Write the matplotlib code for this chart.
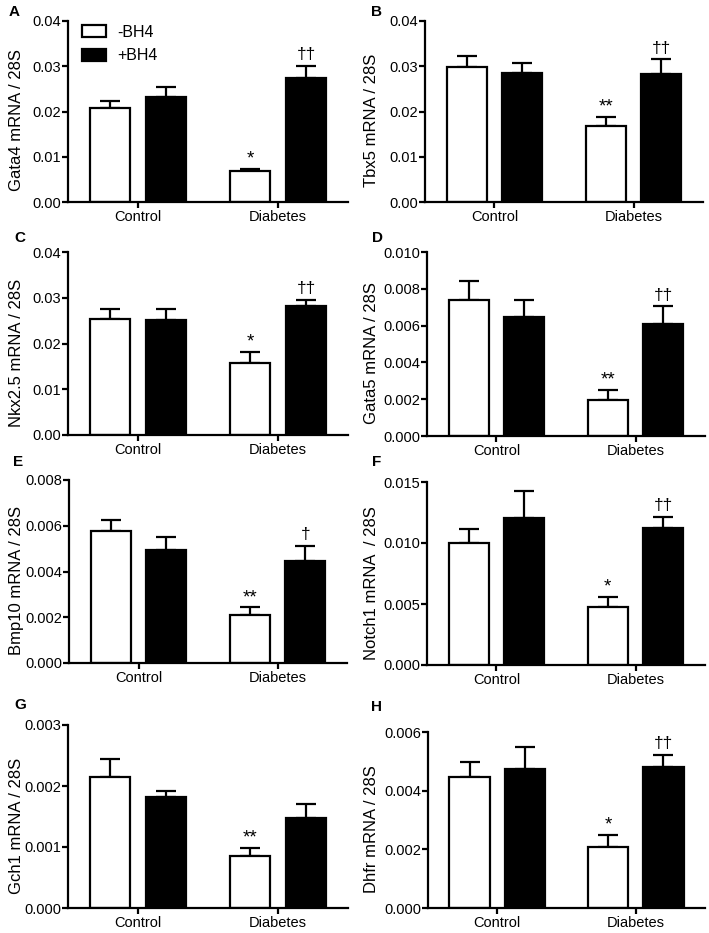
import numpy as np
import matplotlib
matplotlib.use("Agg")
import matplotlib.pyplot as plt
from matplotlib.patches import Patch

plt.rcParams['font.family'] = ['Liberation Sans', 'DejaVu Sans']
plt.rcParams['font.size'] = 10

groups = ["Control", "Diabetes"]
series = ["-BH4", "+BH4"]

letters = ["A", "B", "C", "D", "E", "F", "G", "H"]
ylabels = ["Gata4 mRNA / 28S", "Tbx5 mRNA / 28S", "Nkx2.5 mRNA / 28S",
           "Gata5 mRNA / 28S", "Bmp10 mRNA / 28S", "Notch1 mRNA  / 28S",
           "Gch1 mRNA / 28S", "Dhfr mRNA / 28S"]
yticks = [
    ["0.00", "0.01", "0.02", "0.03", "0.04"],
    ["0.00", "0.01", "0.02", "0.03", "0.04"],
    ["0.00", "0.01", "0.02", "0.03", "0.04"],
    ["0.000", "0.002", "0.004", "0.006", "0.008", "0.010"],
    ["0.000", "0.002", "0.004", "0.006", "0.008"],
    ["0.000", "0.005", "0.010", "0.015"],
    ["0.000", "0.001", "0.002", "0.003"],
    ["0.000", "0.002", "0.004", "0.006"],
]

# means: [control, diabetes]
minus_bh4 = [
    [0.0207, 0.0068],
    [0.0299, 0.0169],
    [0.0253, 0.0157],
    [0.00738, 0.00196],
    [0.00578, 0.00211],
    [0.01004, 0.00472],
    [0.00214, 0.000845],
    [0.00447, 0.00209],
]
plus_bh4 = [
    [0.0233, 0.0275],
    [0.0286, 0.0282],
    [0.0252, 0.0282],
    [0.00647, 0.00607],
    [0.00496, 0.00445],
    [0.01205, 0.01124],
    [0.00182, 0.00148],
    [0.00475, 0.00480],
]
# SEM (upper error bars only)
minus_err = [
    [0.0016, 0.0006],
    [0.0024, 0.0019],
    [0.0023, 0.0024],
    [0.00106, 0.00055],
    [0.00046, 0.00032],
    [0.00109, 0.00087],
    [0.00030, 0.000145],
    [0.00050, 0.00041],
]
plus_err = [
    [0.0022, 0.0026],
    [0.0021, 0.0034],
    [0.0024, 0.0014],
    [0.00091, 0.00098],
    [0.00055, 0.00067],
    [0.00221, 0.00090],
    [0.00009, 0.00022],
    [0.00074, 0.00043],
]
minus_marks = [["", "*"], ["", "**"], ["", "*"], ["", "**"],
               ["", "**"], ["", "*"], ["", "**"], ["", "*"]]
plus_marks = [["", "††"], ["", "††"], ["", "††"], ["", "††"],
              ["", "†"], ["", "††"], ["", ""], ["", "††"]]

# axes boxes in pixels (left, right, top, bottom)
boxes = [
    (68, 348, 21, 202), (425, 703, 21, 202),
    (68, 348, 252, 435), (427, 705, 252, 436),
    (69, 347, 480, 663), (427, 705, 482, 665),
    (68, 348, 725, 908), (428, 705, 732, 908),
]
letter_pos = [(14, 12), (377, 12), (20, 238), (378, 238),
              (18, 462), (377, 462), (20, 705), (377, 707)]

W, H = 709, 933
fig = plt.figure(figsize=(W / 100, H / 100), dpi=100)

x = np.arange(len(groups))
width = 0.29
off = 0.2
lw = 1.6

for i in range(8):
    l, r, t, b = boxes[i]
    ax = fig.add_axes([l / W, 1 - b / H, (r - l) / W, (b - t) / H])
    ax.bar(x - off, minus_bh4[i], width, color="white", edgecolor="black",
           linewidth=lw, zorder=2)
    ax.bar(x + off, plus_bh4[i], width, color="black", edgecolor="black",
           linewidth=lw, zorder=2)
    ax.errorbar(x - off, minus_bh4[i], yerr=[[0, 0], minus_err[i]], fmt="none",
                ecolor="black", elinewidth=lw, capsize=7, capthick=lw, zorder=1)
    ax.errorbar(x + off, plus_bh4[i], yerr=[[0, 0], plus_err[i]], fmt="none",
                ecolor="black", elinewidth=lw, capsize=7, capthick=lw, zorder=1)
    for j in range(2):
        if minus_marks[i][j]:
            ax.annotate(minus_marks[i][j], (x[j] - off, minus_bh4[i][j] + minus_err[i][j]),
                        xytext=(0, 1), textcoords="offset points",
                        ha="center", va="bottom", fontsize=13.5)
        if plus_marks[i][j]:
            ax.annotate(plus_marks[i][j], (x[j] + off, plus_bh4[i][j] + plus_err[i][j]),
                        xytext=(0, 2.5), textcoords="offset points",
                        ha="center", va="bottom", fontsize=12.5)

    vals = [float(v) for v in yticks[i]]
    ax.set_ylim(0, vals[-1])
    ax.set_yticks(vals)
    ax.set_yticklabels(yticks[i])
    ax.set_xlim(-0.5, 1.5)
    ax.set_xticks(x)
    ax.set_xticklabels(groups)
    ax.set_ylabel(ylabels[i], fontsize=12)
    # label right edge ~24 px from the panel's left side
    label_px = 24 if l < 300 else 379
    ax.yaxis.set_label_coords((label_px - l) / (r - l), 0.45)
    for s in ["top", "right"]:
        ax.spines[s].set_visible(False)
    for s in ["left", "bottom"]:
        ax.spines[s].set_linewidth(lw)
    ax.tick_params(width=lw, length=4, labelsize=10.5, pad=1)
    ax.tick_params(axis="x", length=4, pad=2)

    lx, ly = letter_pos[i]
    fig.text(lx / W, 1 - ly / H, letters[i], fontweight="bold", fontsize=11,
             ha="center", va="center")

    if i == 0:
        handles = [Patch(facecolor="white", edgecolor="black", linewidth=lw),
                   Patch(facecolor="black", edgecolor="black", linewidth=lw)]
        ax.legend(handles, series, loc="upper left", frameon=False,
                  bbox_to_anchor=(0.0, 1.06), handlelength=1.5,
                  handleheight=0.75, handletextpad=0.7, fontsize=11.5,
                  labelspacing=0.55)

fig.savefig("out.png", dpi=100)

---

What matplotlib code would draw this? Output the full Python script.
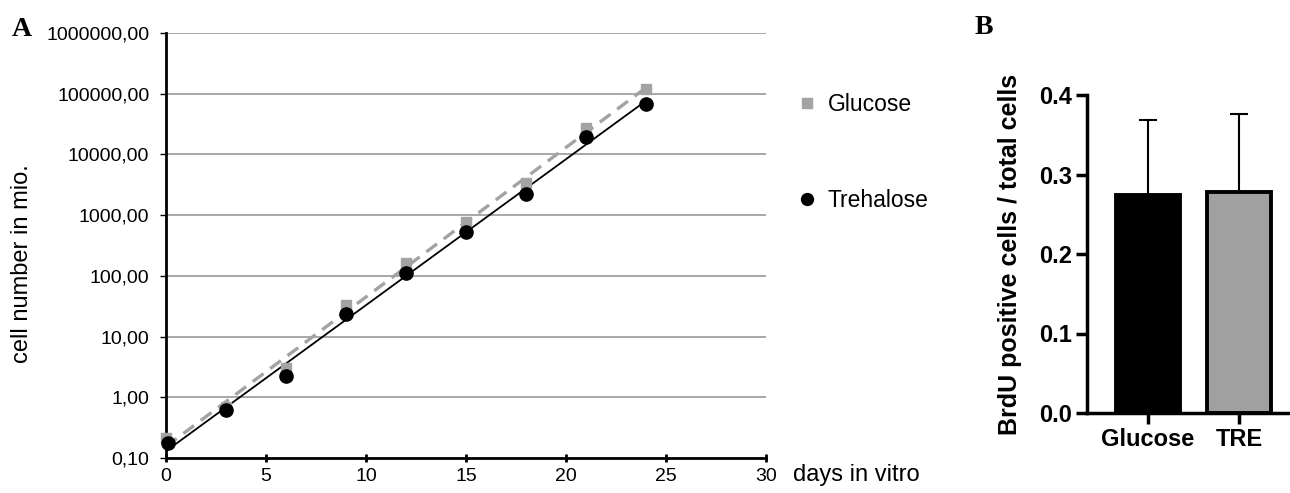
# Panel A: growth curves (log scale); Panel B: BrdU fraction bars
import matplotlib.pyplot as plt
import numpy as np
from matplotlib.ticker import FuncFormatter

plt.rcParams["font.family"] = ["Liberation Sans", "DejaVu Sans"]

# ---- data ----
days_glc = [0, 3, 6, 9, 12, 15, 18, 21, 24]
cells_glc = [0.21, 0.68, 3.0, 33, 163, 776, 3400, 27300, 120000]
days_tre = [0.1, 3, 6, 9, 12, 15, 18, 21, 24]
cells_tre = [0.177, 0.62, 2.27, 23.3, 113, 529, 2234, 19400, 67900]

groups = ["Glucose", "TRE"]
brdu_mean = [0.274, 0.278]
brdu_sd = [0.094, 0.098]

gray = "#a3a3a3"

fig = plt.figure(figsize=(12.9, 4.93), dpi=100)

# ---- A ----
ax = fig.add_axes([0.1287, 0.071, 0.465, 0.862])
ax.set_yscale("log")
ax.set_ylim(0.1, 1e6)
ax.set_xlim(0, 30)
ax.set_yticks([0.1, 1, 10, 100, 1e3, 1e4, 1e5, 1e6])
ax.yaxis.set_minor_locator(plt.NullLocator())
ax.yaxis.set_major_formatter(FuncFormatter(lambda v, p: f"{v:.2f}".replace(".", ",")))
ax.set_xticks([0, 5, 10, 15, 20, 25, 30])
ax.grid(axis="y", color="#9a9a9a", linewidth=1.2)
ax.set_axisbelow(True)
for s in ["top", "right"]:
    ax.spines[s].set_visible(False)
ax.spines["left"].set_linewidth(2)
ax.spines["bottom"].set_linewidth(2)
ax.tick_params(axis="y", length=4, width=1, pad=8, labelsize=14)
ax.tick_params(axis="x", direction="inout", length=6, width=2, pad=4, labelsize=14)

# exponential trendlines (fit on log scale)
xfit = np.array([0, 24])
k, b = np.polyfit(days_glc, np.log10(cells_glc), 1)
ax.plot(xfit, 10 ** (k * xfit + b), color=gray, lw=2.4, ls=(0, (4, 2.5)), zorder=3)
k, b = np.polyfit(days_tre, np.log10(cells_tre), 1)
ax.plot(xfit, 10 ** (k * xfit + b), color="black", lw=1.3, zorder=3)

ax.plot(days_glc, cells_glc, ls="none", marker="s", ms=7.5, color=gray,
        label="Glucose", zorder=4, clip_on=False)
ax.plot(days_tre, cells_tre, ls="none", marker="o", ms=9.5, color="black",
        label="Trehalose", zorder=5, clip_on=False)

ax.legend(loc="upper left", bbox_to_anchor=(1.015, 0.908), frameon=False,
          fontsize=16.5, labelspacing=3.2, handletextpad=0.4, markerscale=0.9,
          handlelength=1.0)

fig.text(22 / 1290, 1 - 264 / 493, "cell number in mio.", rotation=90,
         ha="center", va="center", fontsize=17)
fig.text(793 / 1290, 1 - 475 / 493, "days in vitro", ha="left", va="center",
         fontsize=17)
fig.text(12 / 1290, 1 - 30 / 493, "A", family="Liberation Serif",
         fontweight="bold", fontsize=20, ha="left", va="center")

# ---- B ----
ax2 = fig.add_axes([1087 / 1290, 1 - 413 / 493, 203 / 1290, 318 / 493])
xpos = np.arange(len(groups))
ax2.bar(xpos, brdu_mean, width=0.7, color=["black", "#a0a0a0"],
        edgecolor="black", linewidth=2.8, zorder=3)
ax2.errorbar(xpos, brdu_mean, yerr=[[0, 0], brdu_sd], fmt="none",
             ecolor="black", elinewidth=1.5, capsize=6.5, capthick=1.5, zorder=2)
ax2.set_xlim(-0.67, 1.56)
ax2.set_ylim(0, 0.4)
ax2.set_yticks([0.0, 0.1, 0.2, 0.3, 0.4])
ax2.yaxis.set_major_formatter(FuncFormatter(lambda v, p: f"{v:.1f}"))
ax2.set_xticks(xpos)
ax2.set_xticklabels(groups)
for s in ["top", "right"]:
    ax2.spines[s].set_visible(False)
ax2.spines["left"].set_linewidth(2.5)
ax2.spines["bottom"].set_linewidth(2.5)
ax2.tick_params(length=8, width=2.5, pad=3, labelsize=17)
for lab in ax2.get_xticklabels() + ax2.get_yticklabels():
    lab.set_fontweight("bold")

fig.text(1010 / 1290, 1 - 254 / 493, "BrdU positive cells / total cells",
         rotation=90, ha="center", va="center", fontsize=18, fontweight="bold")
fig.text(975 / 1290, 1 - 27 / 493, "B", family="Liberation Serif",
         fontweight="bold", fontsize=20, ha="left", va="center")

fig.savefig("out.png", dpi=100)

Given task:
Omit all pictures and repeat exactly the lines from the one containing "What matplotlib code" through the one containing "width=2, pad=4, labelsize=14)", ends included, with nothing added.

Solution:
What matplotlib code would draw this? Output the full Python script.
# Panel A: growth curves (log scale); Panel B: BrdU fraction bars
import matplotlib.pyplot as plt
import numpy as np
from matplotlib.ticker import FuncFormatter

plt.rcParams["font.family"] = ["Liberation Sans", "DejaVu Sans"]

# ---- data ----
days_glc = [0, 3, 6, 9, 12, 15, 18, 21, 24]
cells_glc = [0.21, 0.68, 3.0, 33, 163, 776, 3400, 27300, 120000]
days_tre = [0.1, 3, 6, 9, 12, 15, 18, 21, 24]
cells_tre = [0.177, 0.62, 2.27, 23.3, 113, 529, 2234, 19400, 67900]

groups = ["Glucose", "TRE"]
brdu_mean = [0.274, 0.278]
brdu_sd = [0.094, 0.098]

gray = "#a3a3a3"

fig = plt.figure(figsize=(12.9, 4.93), dpi=100)

# ---- A ----
ax = fig.add_axes([0.1287, 0.071, 0.465, 0.862])
ax.set_yscale("log")
ax.set_ylim(0.1, 1e6)
ax.set_xlim(0, 30)
ax.set_yticks([0.1, 1, 10, 100, 1e3, 1e4, 1e5, 1e6])
ax.yaxis.set_minor_locator(plt.NullLocator())
ax.yaxis.set_major_formatter(FuncFormatter(lambda v, p: f"{v:.2f}".replace(".", ",")))
ax.set_xticks([0, 5, 10, 15, 20, 25, 30])
ax.grid(axis="y", color="#9a9a9a", linewidth=1.2)
ax.set_axisbelow(True)
for s in ["top", "right"]:
    ax.spines[s].set_visible(False)
ax.spines["left"].set_linewidth(2)
ax.spines["bottom"].set_linewidth(2)
ax.tick_params(axis="y", length=4, width=1, pad=8, labelsize=14)
ax.tick_params(axis="x", direction="inout", length=6, width=2, pad=4, labelsize=14)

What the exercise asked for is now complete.